--- TASK DETAILS ---
Include the line containing "const pts = (list: number[][])" and all lines before it, repeated exactly from the listing below, without pictures.

· · ·

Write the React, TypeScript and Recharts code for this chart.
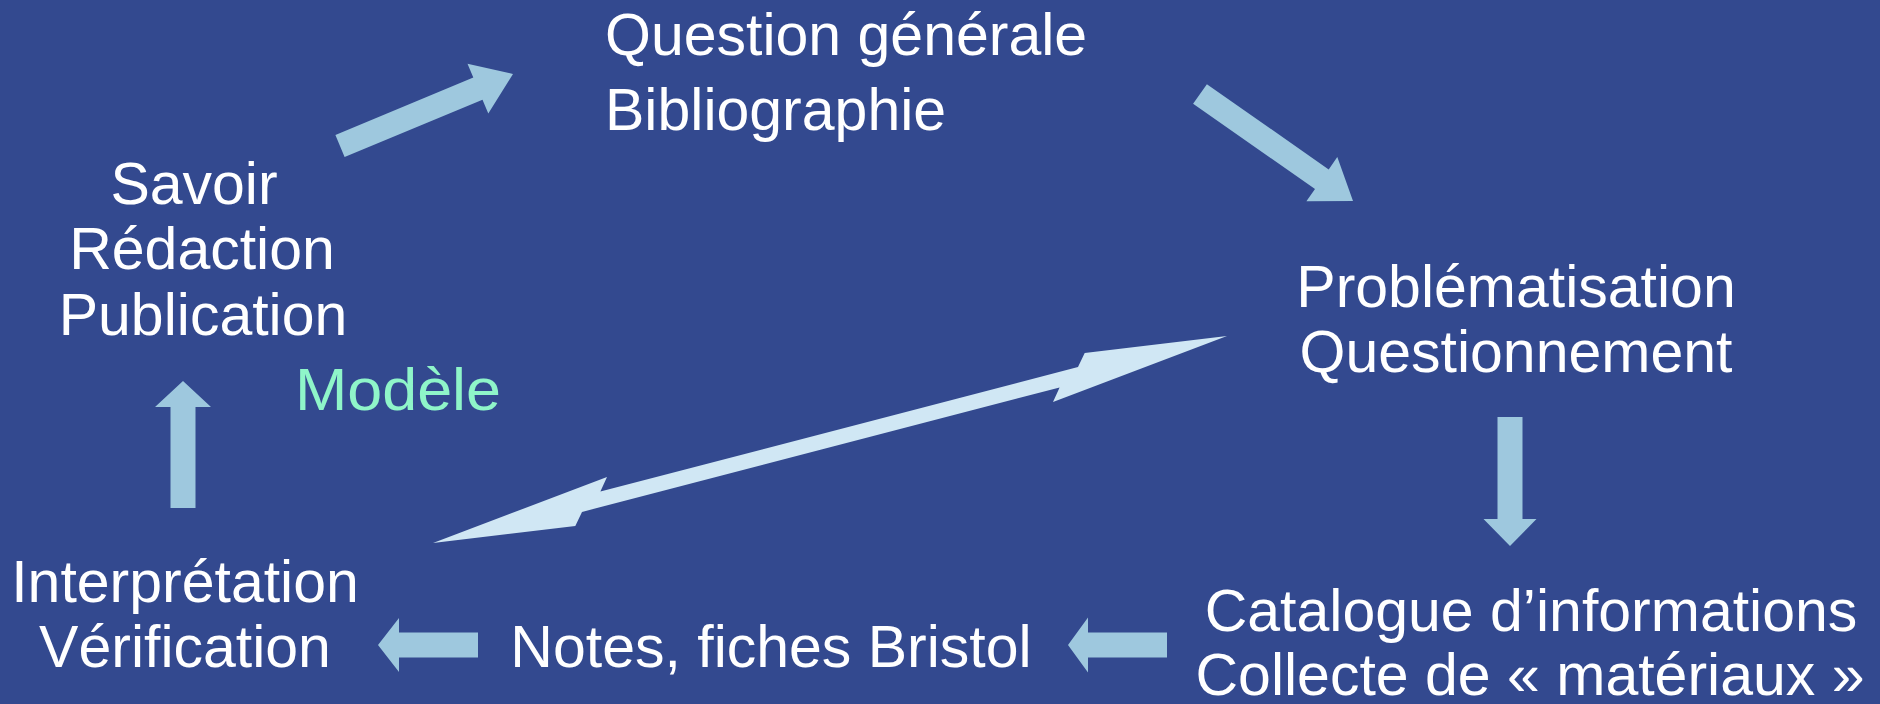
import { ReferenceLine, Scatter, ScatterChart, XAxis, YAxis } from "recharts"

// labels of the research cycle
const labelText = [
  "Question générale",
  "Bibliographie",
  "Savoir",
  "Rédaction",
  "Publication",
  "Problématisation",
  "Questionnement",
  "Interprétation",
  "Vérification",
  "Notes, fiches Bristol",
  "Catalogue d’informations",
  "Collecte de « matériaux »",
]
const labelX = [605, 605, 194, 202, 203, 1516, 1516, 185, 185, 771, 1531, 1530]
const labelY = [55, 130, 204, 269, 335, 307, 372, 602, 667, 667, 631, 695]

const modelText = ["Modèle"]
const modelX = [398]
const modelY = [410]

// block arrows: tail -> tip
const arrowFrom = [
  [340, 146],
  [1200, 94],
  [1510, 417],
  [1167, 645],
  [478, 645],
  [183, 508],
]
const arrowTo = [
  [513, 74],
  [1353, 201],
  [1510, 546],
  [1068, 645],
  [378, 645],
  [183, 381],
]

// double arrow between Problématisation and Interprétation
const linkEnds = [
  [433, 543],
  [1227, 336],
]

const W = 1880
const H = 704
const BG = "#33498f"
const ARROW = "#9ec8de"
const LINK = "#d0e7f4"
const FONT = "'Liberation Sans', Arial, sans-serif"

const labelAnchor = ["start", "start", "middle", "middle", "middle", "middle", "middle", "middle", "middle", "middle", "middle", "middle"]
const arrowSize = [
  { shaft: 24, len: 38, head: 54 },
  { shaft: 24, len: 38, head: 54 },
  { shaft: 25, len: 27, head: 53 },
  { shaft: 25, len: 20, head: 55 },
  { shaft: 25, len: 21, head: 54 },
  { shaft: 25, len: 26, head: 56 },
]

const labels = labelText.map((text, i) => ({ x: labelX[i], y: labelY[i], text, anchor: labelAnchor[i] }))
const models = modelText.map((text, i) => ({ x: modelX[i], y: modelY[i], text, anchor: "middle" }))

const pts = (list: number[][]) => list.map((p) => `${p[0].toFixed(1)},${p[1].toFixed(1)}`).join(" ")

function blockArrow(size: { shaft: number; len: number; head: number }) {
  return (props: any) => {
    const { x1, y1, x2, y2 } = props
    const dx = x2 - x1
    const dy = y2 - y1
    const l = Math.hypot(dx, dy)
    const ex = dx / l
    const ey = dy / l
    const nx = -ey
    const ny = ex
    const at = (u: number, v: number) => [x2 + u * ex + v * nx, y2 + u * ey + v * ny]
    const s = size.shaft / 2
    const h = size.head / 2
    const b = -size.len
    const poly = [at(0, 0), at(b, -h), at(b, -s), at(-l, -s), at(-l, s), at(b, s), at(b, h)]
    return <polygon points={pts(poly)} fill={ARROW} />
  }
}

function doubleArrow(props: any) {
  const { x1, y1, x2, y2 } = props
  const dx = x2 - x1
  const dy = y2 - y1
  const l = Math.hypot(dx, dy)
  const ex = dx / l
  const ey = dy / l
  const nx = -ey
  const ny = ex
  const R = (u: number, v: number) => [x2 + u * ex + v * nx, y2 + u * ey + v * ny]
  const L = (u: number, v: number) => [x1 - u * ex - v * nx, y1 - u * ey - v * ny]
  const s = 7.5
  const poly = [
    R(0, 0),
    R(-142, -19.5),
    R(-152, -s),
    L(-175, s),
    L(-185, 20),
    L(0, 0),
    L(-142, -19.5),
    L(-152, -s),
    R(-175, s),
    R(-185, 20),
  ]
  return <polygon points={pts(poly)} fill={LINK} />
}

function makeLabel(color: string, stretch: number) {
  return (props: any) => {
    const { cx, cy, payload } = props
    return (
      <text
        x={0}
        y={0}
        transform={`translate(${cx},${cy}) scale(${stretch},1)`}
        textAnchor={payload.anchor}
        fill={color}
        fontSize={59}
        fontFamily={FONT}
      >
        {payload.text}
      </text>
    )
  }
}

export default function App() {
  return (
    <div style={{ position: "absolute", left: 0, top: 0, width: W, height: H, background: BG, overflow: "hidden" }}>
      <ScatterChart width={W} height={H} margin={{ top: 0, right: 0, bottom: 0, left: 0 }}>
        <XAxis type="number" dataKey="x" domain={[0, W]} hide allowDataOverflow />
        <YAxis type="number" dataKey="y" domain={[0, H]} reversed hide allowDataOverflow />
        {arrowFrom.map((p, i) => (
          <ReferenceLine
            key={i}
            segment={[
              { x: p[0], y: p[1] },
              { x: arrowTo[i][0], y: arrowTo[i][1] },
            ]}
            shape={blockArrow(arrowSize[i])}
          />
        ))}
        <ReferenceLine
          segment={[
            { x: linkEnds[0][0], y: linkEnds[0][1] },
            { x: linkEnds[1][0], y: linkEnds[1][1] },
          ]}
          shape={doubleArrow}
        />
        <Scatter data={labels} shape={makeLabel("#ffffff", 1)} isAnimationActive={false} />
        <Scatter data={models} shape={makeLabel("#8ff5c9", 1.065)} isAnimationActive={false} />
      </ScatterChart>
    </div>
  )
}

· · ·

--- EXPECTED ANSWER ---
Write the React, TypeScript and Recharts code for this chart.
import { ReferenceLine, Scatter, ScatterChart, XAxis, YAxis } from "recharts"

// labels of the research cycle
const labelText = [
  "Question générale",
  "Bibliographie",
  "Savoir",
  "Rédaction",
  "Publication",
  "Problématisation",
  "Questionnement",
  "Interprétation",
  "Vérification",
  "Notes, fiches Bristol",
  "Catalogue d’informations",
  "Collecte de « matériaux »",
]
const labelX = [605, 605, 194, 202, 203, 1516, 1516, 185, 185, 771, 1531, 1530]
const labelY = [55, 130, 204, 269, 335, 307, 372, 602, 667, 667, 631, 695]

const modelText = ["Modèle"]
const modelX = [398]
const modelY = [410]

// block arrows: tail -> tip
const arrowFrom = [
  [340, 146],
  [1200, 94],
  [1510, 417],
  [1167, 645],
  [478, 645],
  [183, 508],
]
const arrowTo = [
  [513, 74],
  [1353, 201],
  [1510, 546],
  [1068, 645],
  [378, 645],
  [183, 381],
]

// double arrow between Problématisation and Interprétation
const linkEnds = [
  [433, 543],
  [1227, 336],
]

const W = 1880
const H = 704
const BG = "#33498f"
const ARROW = "#9ec8de"
const LINK = "#d0e7f4"
const FONT = "'Liberation Sans', Arial, sans-serif"

const labelAnchor = ["start", "start", "middle", "middle", "middle", "middle", "middle", "middle", "middle", "middle", "middle", "middle"]
const arrowSize = [
  { shaft: 24, len: 38, head: 54 },
  { shaft: 24, len: 38, head: 54 },
  { shaft: 25, len: 27, head: 53 },
  { shaft: 25, len: 20, head: 55 },
  { shaft: 25, len: 21, head: 54 },
  { shaft: 25, len: 26, head: 56 },
]

const labels = labelText.map((text, i) => ({ x: labelX[i], y: labelY[i], text, anchor: labelAnchor[i] }))
const models = modelText.map((text, i) => ({ x: modelX[i], y: modelY[i], text, anchor: "middle" }))

const pts = (list: number[][]) => list.map((p) => `${p[0].toFixed(1)},${p[1].toFixed(1)}`).join(" ")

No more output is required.